Ok. I have four numbers. We are discussing this from the POV of the defender because the question we are asking is “if I take 2 hits, which die should I take them off”?
chanceOfThisToInv is the probability that in the current situation, the attacker will score zero hits on me.
chanceOfInvToThis is the probability that in the reverse of this situation (I scored no hits so now it’s the attacker’s go) I will score zero hits in return on my attacker.
chanceOfThisToWinGivenNotLoop is the probability that *if* I do not score no hits, then I will go on to win. To calculate it, we work out for each possible number of hits what our best move is, and then for that move take the inverse of the possibility of winning (because that’s the situation our attcker will then be in), and multiply it by the probability of scoring that number of hits.
We then divide the total by the total chance of not scoring no hits.
chanceOfInvToLoseGivenNotLoop is calculated correspondingly.
Now, what’s my win probability?
To figure that out, I will have to sumultaneously figure out winProb and invLoseProb, I think, because they depend on one another.
First, let’s shrink the size of those variable names
ti = this to inv it = inv to this rw = raw win pobability, ignoring the loop ril = raw invers lose probability, ignoring the loop. wp = win probaibility ilp = inverse lose probability wp = (1-ti) rw + ti ilp ilp = (1-it) ril + it wp
Ahh crapsicks. I hate these. Actually, no I dont, it’s just been a while since I did one.
wp = (1-ti) rw + ti [ (1-it) ril + it wp ] wp = (1-ti) rw + ti (1-it) ril + ti it wp wp - ti it wp = (1-ti) rw + ti (1-it) ril wp = [ (1-ti) rw + ti (1-it) ril ] / (1 - ti it) ilp = (1-it) ril + it [ (1-ti) rw + ti ilp ] ilp = (1-it) ril + it (1-ti) rw + it ti ilp ilp - it ti ilp = (1-it) ril + it (1-ti) rw ilp = [ (1-it) ril + it (1-ti) rw ] / ( 1 - it ti)
So.
wp = [ (1-ti) rw + ti (1-it) ril ] / (1 - ti it) ilp = [ (1-it) ril + it (1-ti) rw ] / ( 1 - it ti)

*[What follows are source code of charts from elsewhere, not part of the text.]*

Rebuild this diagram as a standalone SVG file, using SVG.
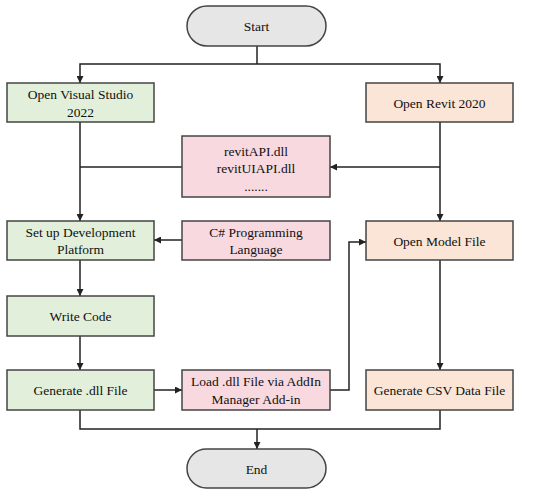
<svg xmlns="http://www.w3.org/2000/svg" width="550" height="494" viewBox="0 0 550 494">
<defs>
<marker id="ah" viewBox="0 0 10 10" refX="10" refY="5" markerWidth="7" markerHeight="7" markerUnits="userSpaceOnUse" orient="auto">
<path d="M0,0 L10,5 L0,10 z" fill="#222"/>
</marker>
<style>
.t{font-family:"Liberation Serif","Times New Roman",serif;font-size:13.5px;fill:#111;text-anchor:middle;dominant-baseline:central}
.g rect{fill:#e2efda;stroke:#444;stroke-width:1.5}
.o rect{fill:#fbe5d6;stroke:#444;stroke-width:1.5}
.p rect{fill:#f8d9e0;stroke:#444;stroke-width:1.5}
.e rect{fill:#e6e6e6;stroke:#444;stroke-width:1.5}
.c path{fill:none;stroke:#222;stroke-width:1.5}
.c .a{marker-end:url(#ah)}
</style>
</defs>
<rect width="550" height="494" fill="#fff"/>
<g class="c" id="connectors">
<path d="M257,46 V64"/>
<path class="a" d="M257,64 H80 V83"/>
<path class="a" d="M257,64 H440 V83"/>
<path class="a" d="M80,122 V221"/>
<path d="M182,167 H80"/>
<path class="a" d="M440,122 V221"/>
<path class="a" d="M440,167 H330"/>
<path class="a" d="M182,240 H154"/>
<path class="a" d="M80,260 V296"/>
<path class="a" d="M80,336 V370"/>
<path class="a" d="M154,390 H182"/>
<path class="a" d="M330,390 H349 V242 H366"/>
<path class="a" d="M440,260 V370"/>
<path d="M80,410 V429 H440 V410"/>
<path class="a" d="M257,429 V449"/>
</g>
<g id="start" class="e"><rect x="187" y="6" width="139" height="40" rx="20"/><text class="t" x="256.5" y="26">Start</text></g>
<g id="open-vs" class="g"><rect x="7" y="83" width="147" height="39"/><text class="t" x="80.5" y="94">Open Visual Studio</text><text class="t" x="80.5" y="112">2022</text></g>
<g id="open-revit" class="o"><rect x="366" y="83" width="147" height="39"/><text class="t" x="439.5" y="103">Open Revit 2020</text></g>
<g id="dlls" class="p"><rect x="182" y="136" width="148" height="61"/><text class="t" x="256" y="151">revitAPI.dll</text><text class="t" x="256" y="168">revitUIAPI.dll</text><text class="t" x="256" y="186">.......</text></g>
<g id="setup" class="g"><rect x="7" y="221" width="147" height="39"/><text class="t" x="80.5" y="232">Set up Development</text><text class="t" x="80.5" y="249">Platform</text></g>
<g id="csharp" class="p"><rect x="182" y="221" width="148" height="39"/><text class="t" x="256" y="232">C# Programming</text><text class="t" x="256" y="249">Language</text></g>
<g id="open-model" class="o"><rect x="366" y="221" width="147" height="39"/><text class="t" x="439.5" y="241">Open Model File</text></g>
<g id="write-code" class="g"><rect x="7" y="296" width="147" height="40"/><text class="t" x="80.5" y="316">Write Code</text></g>
<g id="gen-dll" class="g"><rect x="7" y="370" width="147" height="40"/><text class="t" x="80.5" y="390">Generate .dll File</text></g>
<g id="load-dll" class="p"><rect x="182" y="370" width="148" height="40"/><text class="t" x="256" y="381">Load .dll File via AddIn</text><text class="t" x="256" y="399">Manager Add-in</text></g>
<g id="gen-csv" class="o"><rect x="366" y="370" width="147" height="40"/><text class="t" x="439.5" y="390">Generate CSV Data File</text></g>
<g id="end" class="e"><rect x="187" y="449" width="139" height="39" rx="19.5"/><text class="t" x="256.5" y="469">End</text></g>
</svg>
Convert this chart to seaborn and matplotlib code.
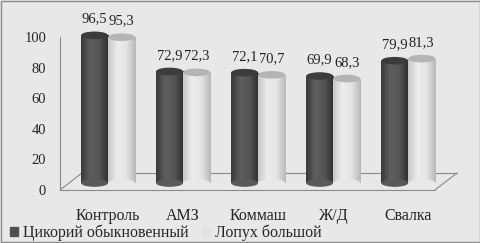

Hmm, some common terms there. Rearranging:
wp = [ ti (1-it) ril + (1-ti) rw ] / (1 - it ti) ilp = [ (1-it) ril + it (1-ti) rw ] / ( 1 - it ti)
Damn! Look at all those multiplications of ril by (1-it)! Recall that we divided by 1-it to get to where we are. Maybe we can just use what we already have? I’ll call them ‘simple win’ and ‘simple inverse lose’
wp = [ ti sil + sw ] / (1 - it ti) ilp = [ sil + it sw ] / ( 1 - it ti)
Weird! Can it really be that simple?
On a 1, I lose; on a 2-3, I win; on a 4-0 I pass the dice to you. .1, .2, .7
On a 1-5, you lose. On a 6, you win. On a 7-0, you pass the dice to me. .5, .1, .4
wp = [ .7 .5 + .2 ] / (1 - .28) = .55 / .72 = .763 ilp = [ .5 + .4 .2 ] / ( 1 - .28) = .58 / .72 = .806
The numbers are different because they are in the form of expressing my chance of winning given who is currently holding the dice.
Now, let’s describe the game from the inverse POV.
On a 1-5, I lose. On a 6, I win. On a 7-0, I pass the dice to yoy. .5, .1, .4
On a 1, You lose; on a 2-3, You win; on a 4-0 you pass the dice to me. .1, .2, .7
wp = [ .4 .1 + .1 ] / (1 - .28) = .14 / .72 = ilp = [ .1 + .7 .1 ] / ( 1 - .28) = .17 / .72 =
And you can see that .14+.58 is .72 and .17+.55 is also .72.
I feel good. That’s how I’ll calculate it.